Letter: Hunters are helping deal with deer population

Kelowna letter-writer says a deer cull is not the answer to the increase in deer population

To the editor:

In response to Frank Bechard’s letter dated Nov. 22, 2017, I appreciate that he is becoming frustrated with the significant population of mule deer coming into interface areas and eating his vegetation. Unfortunately, some of the points used to back up his argument for a deer cull are erroneous.

I have lived in the Upper Mission since 1986 and regularly hiked and recreated in the areas ranging from Priest Creek to the old Chute Lake Forest Service Road area prior to the 2003 wildfire. Quite often, I saw herds of mule and white tail deer ranging in these areas. I don’t dispute the fact that extra food created from the fire, lack of natural predators and milder winters has positively impacted the ungulate population. Nevertheless, he has omitted the fact that man has become the primary predator of deer.

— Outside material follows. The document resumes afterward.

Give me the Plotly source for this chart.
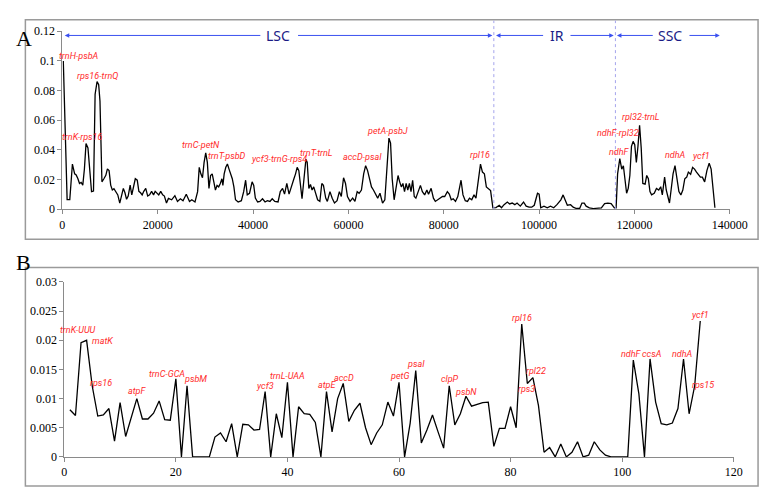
import plotly.graph_objects as go

W, H = 778, 495

# ---- panel A: sliding window Pi along the plastome ----
a_pos = [200, 1000, 1560, 2110, 2580, 2900, 3265, 3600, 3940, 4285, 4625, 4965, 5370, 5715, 6120, 6530,
         6870, 7280, 7620, 7890, 8300, 8710, 9120, 9450, 9800, 10140, 10480, 10820, 11160, 11630, 12040,
         12380, 12790, 13130, 13470, 13810, 14220, 14560, 14900, 15300, 15710, 16050, 16400, 16740, 17080,
         17490, 17900, 18300, 18720, 19130, 19470, 19810, 20220, 20630, 21040, 21400, 21840, 22250, 22920,
         23600, 24150, 24760, 25310, 25990, 26670, 27150, 27820, 28370, 28710, 29050, 29390, 29730, 30070,
         30410, 30750, 31090, 31430, 31770, 32110, 32450, 32790, 33130, 33470, 33670, 33940, 34280, 34620,
         34960, 35300, 35640, 35980, 36320, 36870, 37550, 38030, 38440, 38780, 39260, 39800, 40140, 40480,
         40960, 41440, 41980, 42520, 43000, 43540, 44020, 44560, 45240, 45710, 46190, 46600, 47080, 47550,
         48100, 48570, 48910, 49250, 49600, 49930, 50270, 50680, 51090, 51360, 51700, 52040, 52380, 52720,
         53130, 53540, 54010, 54420, 54760, 55240, 55580, 56130, 56600, 57080, 57620, 58100, 58510, 58980,
         59390, 59800, 60340, 60890, 61370, 61840, 62250, 62730, 63200, 63610, 64020, 64430, 64840, 65250,
         65660, 66140, 66620, 67160, 67640, 68500, 68840, 69180, 69590, 70000, 70410, 70750, 71100, 71430,
         71770, 72110, 72450, 72790, 73130, 73470, 73810, 74150, 74620, 75100, 75510, 75990, 76460, 76800,
         77350, 77830, 78230, 78710, 79250, 79730, 80200, 80750, 81160, 81570, 81980, 82460, 82940, 83350,
         83620, 84030, 84510, 84980, 85390, 85870, 86340, 86750, 87230, 87700, 88110, 88520, 88930, 89340,
         89820, 90300, 90950, 91630, 92110, 92650, 93330, 93810, 94350, 94900, 95370, 96050, 96730, 97280,
         97890, 98440, 98980, 99660, 100000, 100340, 101020, 101700, 102380, 103060, 103740, 104560, 105030,
         105440, 105920, 106600, 107140, 107820, 108500, 108980, 109460, 109860, 110540, 111360, 112380,
         113060, 113740, 114420, 115100, 115780, 116150, 116460, 116920, 117330, 117670, 118010, 118350,
         118690, 119030, 119370, 119710, 120050, 120390, 120730, 121070, 121410, 121750, 122230, 122570,
         122910, 123250, 123590, 124140, 124610, 125090, 125500, 125840, 126320, 126660, 127000, 127340,
         127680, 128090, 128500, 128910, 129320, 129730, 130140, 130550, 130960, 131300, 131780, 132190,
         132600, 133010, 133420, 133830, 134240, 134720, 135190, 135670, 136080, 136550, 136870]
a_pi = [0.100, 0.0064, 0.0064, 0.0304, 0.0238, 0.0230, 0.0205, 0.0173, 0.0180, 0.0162, 0.0271, 0.0442, 0.0413,
        0.0293, 0.0118, 0.0122, 0.0774, 0.0861, 0.0840, 0.0730, 0.0184, 0.0205, 0.0228, 0.0271, 0.0260, 0.0162,
        0.0129, 0.0138, 0.0120, 0.0096, 0.0041, 0.0096, 0.0140, 0.0110, 0.0066, 0.0088, 0.0162, 0.0096, 0.0144,
        0.0205, 0.0195, 0.0120, 0.0110, 0.0096, 0.0120, 0.0140, 0.0088, 0.0096, 0.0120, 0.0096, 0.0120, 0.0110,
        0.0096, 0.0120, 0.0096, 0.0088, 0.0041, 0.0072, 0.0063, 0.0091, 0.0052, 0.0070, 0.0057, 0.0100, 0.0052,
        0.0063, 0.0048, 0.0118, 0.0282, 0.0238, 0.0212, 0.0315, 0.0380, 0.0315, 0.0140, 0.0227, 0.0238, 0.0184,
        0.0129, 0.0160, 0.0150, 0.0173, 0.0205, 0.0160, 0.0238, 0.0282, 0.0304, 0.0270, 0.0238, 0.0205, 0.0150,
        0.0063, 0.0048, 0.0057, 0.0118, 0.0195, 0.0096, 0.0107, 0.0184, 0.0160, 0.0074, 0.0048, 0.0052, 0.0070,
        0.0048, 0.0057, 0.0052, 0.0070, 0.0052, 0.0048, 0.0118, 0.0140, 0.0101, 0.0173, 0.0101, 0.0166, 0.0205,
        0.0238, 0.0282, 0.0260, 0.0151, 0.0070, 0.0205, 0.0337, 0.0315, 0.0140, 0.0166, 0.0129, 0.0150, 0.0107,
        0.0063, 0.0052, 0.0173, 0.0160, 0.0074, 0.0052, 0.0118, 0.0074, 0.0041, 0.0057, 0.0118, 0.0085, 0.0212,
        0.0173, 0.0085, 0.0052, 0.0074, 0.0052, 0.0118, 0.0107, 0.0129, 0.0238, 0.0293, 0.0260, 0.0195, 0.0150,
        0.0129, 0.0107, 0.0074, 0.0107, 0.0041, 0.0063, 0.0479, 0.0446, 0.0205, 0.0063, 0.0160, 0.0227, 0.0184,
        0.0150, 0.0173, 0.0118, 0.0173, 0.0129, 0.0173, 0.0118, 0.0195, 0.0085, 0.0074, 0.0118, 0.0160, 0.0118,
        0.0096, 0.0129, 0.0101, 0.0140, 0.0074, 0.0052, 0.0063, 0.0070, 0.0085, 0.0085, 0.0118, 0.0101, 0.0063,
        0.0070, 0.0052, 0.0085, 0.0150, 0.0195, 0.0096, 0.0057, 0.0052, 0.0074, 0.0063, 0.0096, 0.0074, 0.0205,
        0.0304, 0.0250, 0.0238, 0.0150, 0.0140, 0.0125, 0.0009, 0.0010, 0.0026, 0.0009, 0.0030, 0.0048, 0.0035,
        0.0041, 0.0030, 0.0041, 0.0020, 0.0048, 0.0020, 0.0013, 0.0013, 0.0026, 0.0107, 0.0101, 0.0009, 0.0020,
        0.0009, 0.0020, 0.0009, 0.0030, 0.0063, 0.0096, 0.0063, 0.0026, 0.0030, 0.0013, 0.0004, 0.0004, 0.0041,
        0.0041, 0.0020, 0.0009, 0.0004, 0.0004, 0.0009, 0.0037, 0.0041, 0.0037, 0.0009, 0.0009, 0.0238, 0.0341,
        0.0270, 0.0293, 0.0197, 0.0107, 0.0140, 0.0227, 0.0424, 0.0457, 0.0435, 0.0315, 0.0424, 0.0566, 0.0413,
        0.0173, 0.0168, 0.0227, 0.0205, 0.0118, 0.0096, 0.0107, 0.0140, 0.0129, 0.0151, 0.0096, 0.0216, 0.0129,
        0.0085, 0.0041, 0.0129, 0.0238, 0.0293, 0.0205, 0.0118, 0.0096, 0.0129, 0.0205, 0.0216, 0.0250, 0.0235,
        0.0282, 0.0270, 0.0250, 0.0235, 0.0216, 0.0216, 0.0184, 0.0260, 0.0310, 0.0270, 0.0085, 0.0009]

a_labels = ["trnH-psbA", "rps16-trnQ", "trnK-rps16", "trnC-petN", "trnT-psbD", "ycf3-trnG-rps4", "trnT-trnL",
            "accD-psaI", "petA-psbJ", "rpl16", "ndhF-rpl32", "ndhF", "rpl32-trnL", "ndhA", "ycf1"]
a_label_x = [3400, 7280, 4300, 29180, 34630, 45500, 53300, 62860, 68300, 87550, 116600, 116940, 121400, 128570, 134000]
a_label_y = [0.1036, 0.090, 0.049, 0.0435, 0.0359, 0.0337, 0.038, 0.0354, 0.0529, 0.0363, 0.0512, 0.0385, 0.0621, 0.0363, 0.0359]

regions = ["LSC", "IR", "SSC"]
region_text_x = [45170, 103670, 127550]
region_start = [500, 90950, 116320]
region_end = [90200, 115650, 137900]
region_gap = [(41840, 49120), (101150, 106260), (124150, 131220)]
boundaries = [90500, 116000]

# ---- panel B: Pi per gene / region ----
b_idx = list(range(1, 115))
b_pi = [0.0081, 0.0071, 0.0196, 0.0200, 0.0122, 0.0070, 0.0072, 0.0083, 0.0027, 0.0093,
        0.0035, 0.0068, 0.0100, 0.0065, 0.0065, 0.0075, 0.0096, 0.0064, 0.0063, 0.0134,
        0.0, 0.0122, 0.0, 0.0, 0.0, 0.0, 0.0034, 0.0041, 0.0026, 0.0057,
        0.0, 0.0056, 0.0055, 0.0046, 0.0047, 0.0112, 0.0, 0.0074, 0.0033, 0.0128,
        0.0, 0.0086, 0.0074, 0.0073, 0.0059, 0.0, 0.0112, 0.0043, 0.0100, 0.0126,
        0.0061, 0.0080, 0.0092, 0.0050, 0.0021, 0.0041, 0.0055, 0.0094, 0.0070, 0.0128,
        0.0, 0.0058, 0.0148, 0.0024, 0.0046, 0.0072, 0.0043, 0.0015, 0.0122, 0.0055,
        0.0074, 0.0104, 0.0087, 0.0090, 0.0093, 0.0094, 0.0018, 0.0049, 0.0049, 0.0086,
        0.0050, 0.0228, 0.0126, 0.0136, 0.0088, 0.0008, 0.0016, 0.0, 0.0022, 0.0,
        0.0008, 0.0026, 0.0, 0.0003, 0.0026, 0.0012, 0.0003, 0.0, 0.0, 0.0,
        0.0, 0.0166, 0.0108, 0.0, 0.0168, 0.0094, 0.0057, 0.0055, 0.0058, 0.0083,
        0.0168, 0.0074, 0.0122, 0.0233]

b_labels = ["trnK-UUU", "matK", "rps16", "atpF", "trnC-GCA", "psbM", "ycf3", "trnL-UAA", "atpE", "accD",
            "petG", "psaI", "clpP", "psbN", "rpl16", "rpl22", "rps3", "ndhF", "ccsA", "ndhA", "rps15", "ycf1"]
b_label_x = [2.4, 6.8, 6.6, 13.1, 18.5, 23.5, 36.0, 40.05, 47.1, 50.2,
             60.06, 63.0, 69.07, 72.0, 82.0, 84.6, 82.8, 101.7, 105.3, 110.8, 114.5, 114.0]
b_label_y = [0.0217, 0.0199, 0.0127, 0.0113, 0.0142, 0.0133, 0.0122, 0.0138, 0.0124, 0.0136,
             0.0138, 0.0160, 0.0134, 0.0112, 0.0238, 0.0147, 0.0116, 0.0176, 0.0177, 0.0176, 0.0124, 0.0244]

RED = "#ff2b2b"
NAVY = "#1b1b86"
BLUE = "#3a50f0"
AXIS = "#8a8a8a"
LABEL_FONT = "Roboto, Liberation Sans, sans-serif"
TICK_FONT = dict(family="Liberation Serif", size=12, color="black")

fig = go.Figure()
fig.add_trace(go.Scatter(x=a_pos, y=a_pi, mode="lines", line=dict(color="black", width=1.3),
                         xaxis="x", yaxis="y", showlegend=False))
fig.add_trace(go.Scatter(x=b_idx, y=b_pi, mode="lines", line=dict(color="black", width=1.3),
                         xaxis="x2", yaxis="y2", showlegend=False))

axis_common = dict(showgrid=False, zeroline=False, showline=True, linecolor=AXIS, linewidth=1,
                   ticks="outside", ticklen=4, tickcolor=AXIS, tickfont=TICK_FONT)

fig.update_layout(
    width=W, height=H,
    margin=dict(l=0, r=0, t=0, b=0),
    paper_bgcolor="white", plot_bgcolor="white",
    font=dict(family="Liberation Serif"),
    xaxis=dict(domain=[61 / W, 747 / W], range=[0, 140000], dtick=20000, tickformat="d",
               anchor="y", **axis_common),
    yaxis=dict(domain=[1 - 208 / H, 1 - 25 / H], range=[0, 0.12], dtick=0.02,
               anchor="x", **axis_common),
    xaxis2=dict(domain=[63 / W, 751 / W], range=[0, 120], dtick=20,
                anchor="y2", **axis_common),
    yaxis2=dict(domain=[1 - 463 / H, 1 - 283 / H], range=[0, 0.03], dtick=0.005,
                anchor="x2", **axis_common),
)

shapes = [
    dict(type="rect", xref="paper", yref="paper", x0=23 / W, x1=776 / W, y0=1 - 239 / H, y1=1 - 13 / H,
         line=dict(color="#9a9a9a", width=1.5)),
    dict(type="rect", xref="paper", yref="paper", x0=23 / W, x1=776 / W, y0=1 - 493 / H, y1=1 - 268 / H,
         line=dict(color="#9a9a9a", width=1.5)),
]
for bx in boundaries:
    shapes.append(dict(type="line", xref="x", yref="paper", x0=bx, x1=bx, y0=1 - 208 / H, y1=1 - 14 / H,
                       line=dict(color="#a4a4ec", width=1, dash="dot")))
fig.update_layout(shapes=shapes)

ann = []
# panel letters
ann.append(dict(text="A", xref="paper", yref="paper", x=11 / W, y=1 - 17 / H, showarrow=False,
                font=dict(family="Liberation Serif", size=22, color="black")))
ann.append(dict(text="B", xref="paper", yref="paper", x=11 / W, y=1 - 263 / H, showarrow=False,
                font=dict(family="Liberation Serif", size=22, color="black")))

# region arrows
ry = 0.1172
for name, tx, s, e, (g0, g1) in zip(regions, region_text_x, region_start, region_end, region_gap):
    ann.append(dict(text=name, x=tx, y=ry, xref="x", yref="y", showarrow=False,
                    font=dict(family="Noto Sans, Liberation Sans, sans-serif", size=14, color=NAVY)))
    ann.append(dict(text="", x=s, y=ry, ax=g0, ay=ry, xref="x", yref="y", axref="x", ayref="y",
                    showarrow=True, arrowhead=2, arrowsize=0.9, arrowwidth=1, arrowcolor=BLUE, standoff=0))
    ann.append(dict(text="", x=e, y=ry, ax=g1, ay=ry, xref="x", yref="y", axref="x", ayref="y",
                    showarrow=True, arrowhead=2, arrowsize=0.9, arrowwidth=1, arrowcolor=BLUE, standoff=0))

for t, x, y in zip(a_labels, a_label_x, a_label_y):
    ann.append(dict(text=t, x=x, y=y, xref="x", yref="y", showarrow=False,
                    font=dict(family=LABEL_FONT, size=9, color=RED, style="italic")))
for t, x, y in zip(b_labels, b_label_x, b_label_y):
    ann.append(dict(text=t, x=x, y=y, xref="x2", yref="y2", showarrow=False,
                    font=dict(family=LABEL_FONT, size=9, color=RED, style="italic")))

fig.update_layout(annotations=ann)

fig.write_html("out.html", config={"displayModeBar": False},
               post_script="document.body.style.margin='0';")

In 2014, while part of a multi-government agency working group dealing with urban deer conflict, I advocated for a change in the Limited Entry Hunting program to implement a new wildlife management unit. I suggested this Management Unit have identified interface zones where urban deer conflict was prevalent. In 2017, the BC Wildlife Branch created Management Unit 8-09 with three identified interface zones, each under the 700 metre elevation mark.

These three zones combined allow for the harvest of 90 mule does (female deer) by resident hunters granted a LEH for a specified zone. This year, my uncle was granted a LEH permit for a mule doe which we then harvested near Gillard Forest Service Road in October. The wild meat, which is free of growth hormones, steroids and antibiotics typically found in domestically grown meat, now feeds my family.

I respectfully ask Mr. Bechard and other frustrated Upper Mission residents to be patient as the hunters of the Okanagan Valley work hard keep the deer population in check. In the meantime, I suggest you plant deer resistant crops and flowers or build some fencing to protect your precious gardens.